▶ **To do**: Write out the data below in full, unchanged, minus the images.

▶ **Dataset extract**:
──────────
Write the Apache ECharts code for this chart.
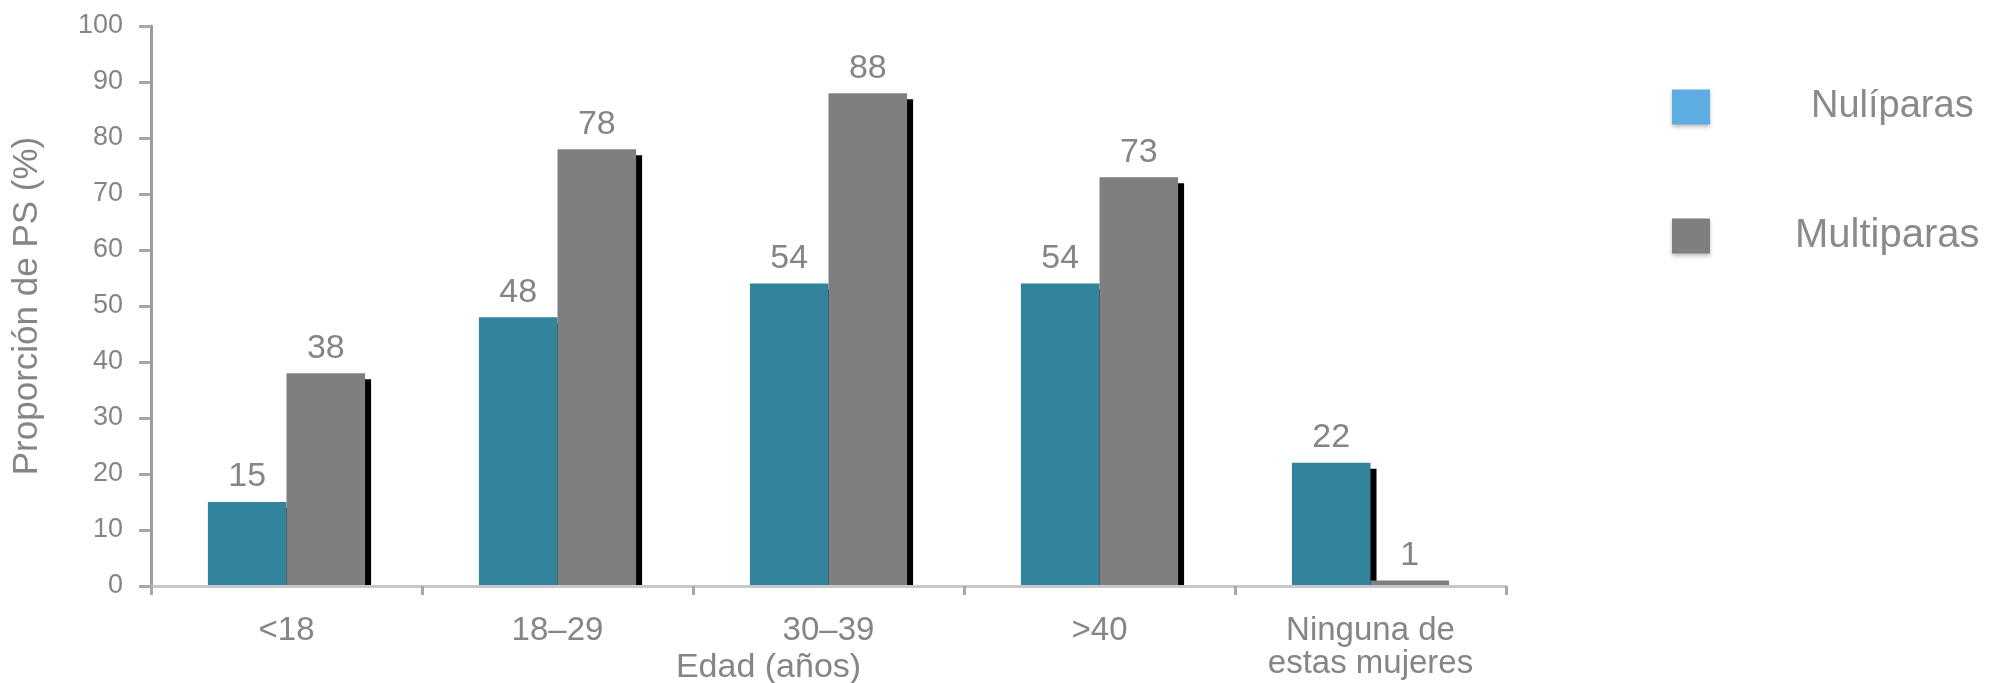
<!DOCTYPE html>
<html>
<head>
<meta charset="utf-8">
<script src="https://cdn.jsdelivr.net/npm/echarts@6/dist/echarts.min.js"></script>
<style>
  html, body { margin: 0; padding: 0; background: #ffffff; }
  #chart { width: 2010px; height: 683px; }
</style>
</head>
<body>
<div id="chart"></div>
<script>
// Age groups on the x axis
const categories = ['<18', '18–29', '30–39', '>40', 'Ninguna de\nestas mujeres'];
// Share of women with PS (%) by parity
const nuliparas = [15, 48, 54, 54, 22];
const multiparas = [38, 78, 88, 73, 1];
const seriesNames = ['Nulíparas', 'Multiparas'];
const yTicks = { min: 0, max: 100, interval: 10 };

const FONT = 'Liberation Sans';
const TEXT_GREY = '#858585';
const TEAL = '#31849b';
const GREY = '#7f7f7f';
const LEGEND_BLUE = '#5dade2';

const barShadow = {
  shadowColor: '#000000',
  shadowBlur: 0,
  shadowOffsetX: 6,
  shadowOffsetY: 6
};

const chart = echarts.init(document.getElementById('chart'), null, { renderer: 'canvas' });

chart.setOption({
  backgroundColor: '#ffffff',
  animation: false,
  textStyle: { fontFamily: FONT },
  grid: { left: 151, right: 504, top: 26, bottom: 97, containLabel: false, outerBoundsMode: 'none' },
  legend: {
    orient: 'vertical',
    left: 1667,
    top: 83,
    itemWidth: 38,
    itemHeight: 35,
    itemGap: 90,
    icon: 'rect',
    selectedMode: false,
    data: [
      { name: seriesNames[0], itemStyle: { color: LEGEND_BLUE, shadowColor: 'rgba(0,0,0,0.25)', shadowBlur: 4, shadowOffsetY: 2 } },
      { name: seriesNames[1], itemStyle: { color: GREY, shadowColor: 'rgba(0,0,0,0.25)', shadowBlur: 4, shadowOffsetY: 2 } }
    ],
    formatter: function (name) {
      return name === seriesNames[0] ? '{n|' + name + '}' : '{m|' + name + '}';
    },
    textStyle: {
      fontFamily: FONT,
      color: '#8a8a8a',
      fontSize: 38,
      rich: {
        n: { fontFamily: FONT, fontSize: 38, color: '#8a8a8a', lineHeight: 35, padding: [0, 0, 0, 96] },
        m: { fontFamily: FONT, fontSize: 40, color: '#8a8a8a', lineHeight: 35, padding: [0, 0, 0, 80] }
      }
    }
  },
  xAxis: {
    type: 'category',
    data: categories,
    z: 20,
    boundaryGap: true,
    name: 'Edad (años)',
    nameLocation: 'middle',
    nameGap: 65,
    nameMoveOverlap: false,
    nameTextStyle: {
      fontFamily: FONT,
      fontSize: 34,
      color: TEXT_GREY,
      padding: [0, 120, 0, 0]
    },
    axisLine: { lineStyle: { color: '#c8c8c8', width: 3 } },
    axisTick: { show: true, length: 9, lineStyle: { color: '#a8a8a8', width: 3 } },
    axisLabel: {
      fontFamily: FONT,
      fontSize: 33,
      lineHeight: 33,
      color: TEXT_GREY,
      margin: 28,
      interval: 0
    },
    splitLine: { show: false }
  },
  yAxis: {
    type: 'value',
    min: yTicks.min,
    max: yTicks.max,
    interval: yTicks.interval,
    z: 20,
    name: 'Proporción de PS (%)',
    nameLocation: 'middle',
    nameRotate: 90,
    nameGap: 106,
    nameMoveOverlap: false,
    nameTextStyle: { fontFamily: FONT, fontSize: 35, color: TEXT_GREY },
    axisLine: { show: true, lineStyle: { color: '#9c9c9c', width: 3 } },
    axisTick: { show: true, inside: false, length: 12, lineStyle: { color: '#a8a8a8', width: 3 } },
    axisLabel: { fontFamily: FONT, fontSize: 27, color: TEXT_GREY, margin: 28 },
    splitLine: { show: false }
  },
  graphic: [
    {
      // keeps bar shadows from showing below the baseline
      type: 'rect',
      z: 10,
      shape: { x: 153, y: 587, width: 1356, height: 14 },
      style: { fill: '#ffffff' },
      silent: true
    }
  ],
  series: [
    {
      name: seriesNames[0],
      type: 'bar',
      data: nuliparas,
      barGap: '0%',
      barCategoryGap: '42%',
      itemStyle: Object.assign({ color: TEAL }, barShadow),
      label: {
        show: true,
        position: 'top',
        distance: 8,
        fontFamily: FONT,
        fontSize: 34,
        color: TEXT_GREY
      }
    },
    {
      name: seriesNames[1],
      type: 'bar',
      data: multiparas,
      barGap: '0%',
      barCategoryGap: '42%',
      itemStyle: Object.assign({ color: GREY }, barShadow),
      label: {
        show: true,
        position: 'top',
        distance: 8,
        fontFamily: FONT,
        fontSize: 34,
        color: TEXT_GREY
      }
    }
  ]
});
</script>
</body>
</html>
──────────
▶ **Result of this task**:
Write the Apache ECharts code for this chart.
<!DOCTYPE html>
<html>
<head>
<meta charset="utf-8">
<script src="https://cdn.jsdelivr.net/npm/echarts@6/dist/echarts.min.js"></script>
<style>
  html, body { margin: 0; padding: 0; background: #ffffff; }
  #chart { width: 2010px; height: 683px; }
</style>
</head>
<body>
<div id="chart"></div>
<script>
// Age groups on the x axis
const categories = ['<18', '18–29', '30–39', '>40', 'Ninguna de\nestas mujeres'];
// Share of women with PS (%) by parity
const nuliparas = [15, 48, 54, 54, 22];
const multiparas = [38, 78, 88, 73, 1];
const seriesNames = ['Nulíparas', 'Multiparas'];
const yTicks = { min: 0, max: 100, interval: 10 };

const FONT = 'Liberation Sans';
const TEXT_GREY = '#858585';
const TEAL = '#31849b';
const GREY = '#7f7f7f';
const LEGEND_BLUE = '#5dade2';

const barShadow = {
  shadowColor: '#000000',
  shadowBlur: 0,
  shadowOffsetX: 6,
  shadowOffsetY: 6
};

const chart = echarts.init(document.getElementById('chart'), null, { renderer: 'canvas' });

chart.setOption({
  backgroundColor: '#ffffff',
  animation: false,
  textStyle: { fontFamily: FONT },
  grid: { left: 151, right: 504, top: 26, bottom: 97, containLabel: false, outerBoundsMode: 'none' },
  legend: {
    orient: 'vertical',
    left: 1667,
    top: 83,
    itemWidth: 38,
    itemHeight: 35,
    itemGap: 90,
    icon: 'rect',
    selectedMode: false,
    data: [
      { name: seriesNames[0], itemStyle: { color: LEGEND_BLUE, shadowColor: 'rgba(0,0,0,0.25)', shadowBlur: 4, shadowOffsetY: 2 } },
      { name: seriesNames[1], itemStyle: { color: GREY, shadowColor: 'rgba(0,0,0,0.25)', shadowBlur: 4, shadowOffsetY: 2 } }
    ],
    formatter: function (name) {
      return name === seriesNames[0] ? '{n|' + name + '}' : '{m|' + name + '}';
    },
    textStyle: {
      fontFamily: FONT,
      color: '#8a8a8a',
      fontSize: 38,
      rich: {
        n: { fontFamily: FONT, fontSize: 38, color: '#8a8a8a', lineHeight: 35, padding: [0, 0, 0, 96] },
        m: { fontFamily: FONT, fontSize: 40, color: '#8a8a8a', lineHeight: 35, padding: [0, 0, 0, 80] }
      }
    }
  },
  xAxis: {
    type: 'category',
    data: categories,
    z: 20,
    boundaryGap: true,
    name: 'Edad (años)',
    nameLocation: 'middle',
    nameGap: 65,
    nameMoveOverlap: false,
    nameTextStyle: {
      fontFamily: FONT,
      fontSize: 34,
      color: TEXT_GREY,
      padding: [0, 120, 0, 0]
    },
    axisLine: { lineStyle: { color: '#c8c8c8', width: 3 } },
    axisTick: { show: true, length: 9, lineStyle: { color: '#a8a8a8', width: 3 } },
    axisLabel: {
      fontFamily: FONT,
      fontSize: 33,
      lineHeight: 33,
      color: TEXT_GREY,
      margin: 28,
      interval: 0
    },
    splitLine: { show: false }
  },
  yAxis: {
    type: 'value',
    min: yTicks.min,
    max: yTicks.max,
    interval: yTicks.interval,
    z: 20,
    name: 'Proporción de PS (%)',
    nameLocation: 'middle',
    nameRotate: 90,
    nameGap: 106,
    nameMoveOverlap: false,
    nameTextStyle: { fontFamily: FONT, fontSize: 35, color: TEXT_GREY },
    axisLine: { show: true, lineStyle: { color: '#9c9c9c', width: 3 } },
    axisTick: { show: true, inside: false, length: 12, lineStyle: { color: '#a8a8a8', width: 3 } },
    axisLabel: { fontFamily: FONT, fontSize: 27, color: TEXT_GREY, margin: 28 },
    splitLine: { show: false }
  },
  graphic: [
    {
      // keeps bar shadows from showing below the baseline
      type: 'rect',
      z: 10,
      shape: { x: 153, y: 587, width: 1356, height: 14 },
      style: { fill: '#ffffff' },
      silent: true
    }
  ],
  series: [
    {
      name: seriesNames[0],
      type: 'bar',
      data: nuliparas,
      barGap: '0%',
      barCategoryGap: '42%',
      itemStyle: Object.assign({ color: TEAL }, barShadow),
      label: {
        show: true,
        position: 'top',
        distance: 8,
        fontFamily: FONT,
        fontSize: 34,
        color: TEXT_GREY
      }
    },
    {
      name: seriesNames[1],
      type: 'bar',
      data: multiparas,
      barGap: '0%',
      barCategoryGap: '42%',
      itemStyle: Object.assign({ color: GREY }, barShadow),
      label: {
        show: true,
        position: 'top',
        distance: 8,
        fontFamily: FONT,
        fontSize: 34,
        color: TEXT_GREY
      }
    }
  ]
});
</script>
</body>
</html>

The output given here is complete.